▸ Dataset content:
..............................

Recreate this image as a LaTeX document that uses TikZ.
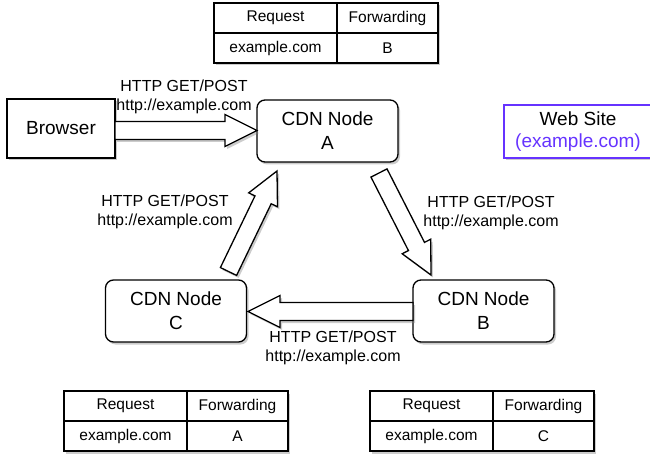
\documentclass[tikz,border=0pt]{standalone}
\usepackage{fontspec}
\setmainfont{Liberation Sans}
\usetikzlibrary{calc,shadows}
\definecolor{wsviolet}{RGB}{102,51,255}

\tikzset{
  shd/.style={drop shadow={shadow xshift=2pt,shadow yshift=-2.5pt,opacity=0.4}},
  cdn/.style={draw,line width=1.3pt,rounded corners=8pt,fill=white,minimum width=141pt,
    minimum height=62pt,align=center,font=\fontsize{19}{24}\selectfont,inner sep=0pt,shd},
  plainbox/.style={draw,line width=1.3pt,fill=white,align=center,
    font=\fontsize{19}{22}\selectfont,inner sep=0pt,shd},
  lbl/.style={align=center,font=\fontsize{16}{19}\selectfont,inner sep=0pt},
  tbl/.style={draw,line width=1.3pt,fill=white,minimum width=224pt,minimum height=60pt,
    inner sep=0pt,outer sep=0pt,shd},
  cellA/.style={draw,line width=1.1pt,minimum width=123pt,minimum height=30pt,
    inner sep=0pt,outer sep=0pt,font=\fontsize{15.5}{18}\selectfont},
  cellB/.style={cellA,minimum width=101pt},
  barrow/.style={draw,line width=1.3pt,fill=white,line join=miter,shd},
}

\newcommand\fwdtable[4]{%
  \node[tbl,anchor=north west] (#1) at (#2,#3) {};
  \node[cellA,anchor=north west] (#1-r) at (#1.north west) {Request};
  \node[cellB,anchor=north west] (#1-f) at (#1-r.north east) {Forwarding};
  \node[cellA,anchor=north west] (#1-e) at (#1-r.south west) {example.com};
  \node[cellB,anchor=north west] (#1-v) at (#1-e.north east) {#4};
}

\newcommand\blockarrow[2]{%
  \path[barrow] let \p1=(#1), \p2=(#2),
     \n1={atan2(\y2-\y1,\x2-\x1)}, \n2={veclen(\x2-\x1,\y2-\y1)} in
    ([shift={(\p1)},rotate=\n1]0pt,9pt)
    -- ([shift={(\p1)},rotate=\n1]{\n2-32pt},9pt)
    -- ([shift={(\p1)},rotate=\n1]{\n2-32pt},16pt)
    -- ([shift={(\p1)},rotate=\n1]{\n2*1pt},0pt)
    -- ([shift={(\p1)},rotate=\n1]{\n2-32pt},-16pt)
    -- ([shift={(\p1)},rotate=\n1]{\n2-32pt},-9pt)
    -- ([shift={(\p1)},rotate=\n1]0pt,-9pt) -- cycle;
}

\begin{document}
\begin{tikzpicture}[x=1pt,y=-1pt]
\useasboundingbox (0,0) rectangle (650,454);

% tables
\fwdtable{tb}{214}{3}{B}
\fwdtable{tc}{64}{391}{A}
\fwdtable{ta}{370}{391}{C}

% boxes
\node[plainbox,minimum width=108pt,minimum height=59pt] (browser) at (61,128.5) {Browser};
\node[cdn] (A) at (327.5,131) {CDN Node\\A};
\node[cdn] (B) at (483.5,311) {CDN Node\\B};
\node[cdn] (C) at (176,311) {CDN Node\\C};
\node[plainbox,draw=wsviolet,minimum width=148pt,minimum height=53pt] (web) at (578,131.5)
  {Web Site\\\textcolor{wsviolet}{(example.com)}};

% arrow end points
\coordinate (ba1) at (115,130.5);
\coordinate (ba2) at (257,130.5);
\coordinate (ca1) at (228.5,271.5);
\coordinate (ca2) at (277,171);
\coordinate (ab1) at (379,173);
\coordinate (ab2) at (431,275);
\coordinate (bc1) at (413,311.5);
\coordinate (bc2) at (248,311.5);

\blockarrow{ba1}{ba2}
\blockarrow{ca1}{ca2}
\blockarrow{ab1}{ab2}
\blockarrow{bc1}{bc2}

% labels
\node[lbl] (l1) at (184,96.5) {HTTP GET/POST\\http://example.com};
\node[lbl] (l2) at (165,212) {HTTP GET/POST\\http://example.com};
\node[lbl] (l3) at (491,212.5) {HTTP GET/POST\\http://example.com};
\node[lbl] (l4) at (333,347.5) {HTTP GET/POST\\http://example.com};
\end{tikzpicture}
\end{document}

..............................

▸ Problem details:
Output the data above without changes, apart from leaving out the pictures.

▸ Exercise result:
Recreate this image as a LaTeX document that uses TikZ.
\documentclass[tikz,border=0pt]{standalone}
\usepackage{fontspec}
\setmainfont{Liberation Sans}
\usetikzlibrary{calc,shadows}
\definecolor{wsviolet}{RGB}{102,51,255}

\tikzset{
  shd/.style={drop shadow={shadow xshift=2pt,shadow yshift=-2.5pt,opacity=0.4}},
  cdn/.style={draw,line width=1.3pt,rounded corners=8pt,fill=white,minimum width=141pt,
    minimum height=62pt,align=center,font=\fontsize{19}{24}\selectfont,inner sep=0pt,shd},
  plainbox/.style={draw,line width=1.3pt,fill=white,align=center,
    font=\fontsize{19}{22}\selectfont,inner sep=0pt,shd},
  lbl/.style={align=center,font=\fontsize{16}{19}\selectfont,inner sep=0pt},
  tbl/.style={draw,line width=1.3pt,fill=white,minimum width=224pt,minimum height=60pt,
    inner sep=0pt,outer sep=0pt,shd},
  cellA/.style={draw,line width=1.1pt,minimum width=123pt,minimum height=30pt,
    inner sep=0pt,outer sep=0pt,font=\fontsize{15.5}{18}\selectfont},
  cellB/.style={cellA,minimum width=101pt},
  barrow/.style={draw,line width=1.3pt,fill=white,line join=miter,shd},
}

\newcommand\fwdtable[4]{%
  \node[tbl,anchor=north west] (#1) at (#2,#3) {};
  \node[cellA,anchor=north west] (#1-r) at (#1.north west) {Request};
  \node[cellB,anchor=north west] (#1-f) at (#1-r.north east) {Forwarding};
  \node[cellA,anchor=north west] (#1-e) at (#1-r.south west) {example.com};
  \node[cellB,anchor=north west] (#1-v) at (#1-e.north east) {#4};
}

\newcommand\blockarrow[2]{%
  \path[barrow] let \p1=(#1), \p2=(#2),
     \n1={atan2(\y2-\y1,\x2-\x1)}, \n2={veclen(\x2-\x1,\y2-\y1)} in
    ([shift={(\p1)},rotate=\n1]0pt,9pt)
    -- ([shift={(\p1)},rotate=\n1]{\n2-32pt},9pt)
    -- ([shift={(\p1)},rotate=\n1]{\n2-32pt},16pt)
    -- ([shift={(\p1)},rotate=\n1]{\n2*1pt},0pt)
    -- ([shift={(\p1)},rotate=\n1]{\n2-32pt},-16pt)
    -- ([shift={(\p1)},rotate=\n1]{\n2-32pt},-9pt)
    -- ([shift={(\p1)},rotate=\n1]0pt,-9pt) -- cycle;
}

\begin{document}
\begin{tikzpicture}[x=1pt,y=-1pt]
\useasboundingbox (0,0) rectangle (650,454);

% tables
\fwdtable{tb}{214}{3}{B}
\fwdtable{tc}{64}{391}{A}
\fwdtable{ta}{370}{391}{C}

% boxes
\node[plainbox,minimum width=108pt,minimum height=59pt] (browser) at (61,128.5) {Browser};
\node[cdn] (A) at (327.5,131) {CDN Node\\A};
\node[cdn] (B) at (483.5,311) {CDN Node\\B};
\node[cdn] (C) at (176,311) {CDN Node\\C};
\node[plainbox,draw=wsviolet,minimum width=148pt,minimum height=53pt] (web) at (578,131.5)
  {Web Site\\\textcolor{wsviolet}{(example.com)}};

% arrow end points
\coordinate (ba1) at (115,130.5);
\coordinate (ba2) at (257,130.5);
\coordinate (ca1) at (228.5,271.5);
\coordinate (ca2) at (277,171);
\coordinate (ab1) at (379,173);
\coordinate (ab2) at (431,275);
\coordinate (bc1) at (413,311.5);
\coordinate (bc2) at (248,311.5);

\blockarrow{ba1}{ba2}
\blockarrow{ca1}{ca2}
\blockarrow{ab1}{ab2}
\blockarrow{bc1}{bc2}

% labels
\node[lbl] (l1) at (184,96.5) {HTTP GET/POST\\http://example.com};
\node[lbl] (l2) at (165,212) {HTTP GET/POST\\http://example.com};
\node[lbl] (l3) at (491,212.5) {HTTP GET/POST\\http://example.com};
\node[lbl] (l4) at (333,347.5) {HTTP GET/POST\\http://example.com};
\end{tikzpicture}
\end{document}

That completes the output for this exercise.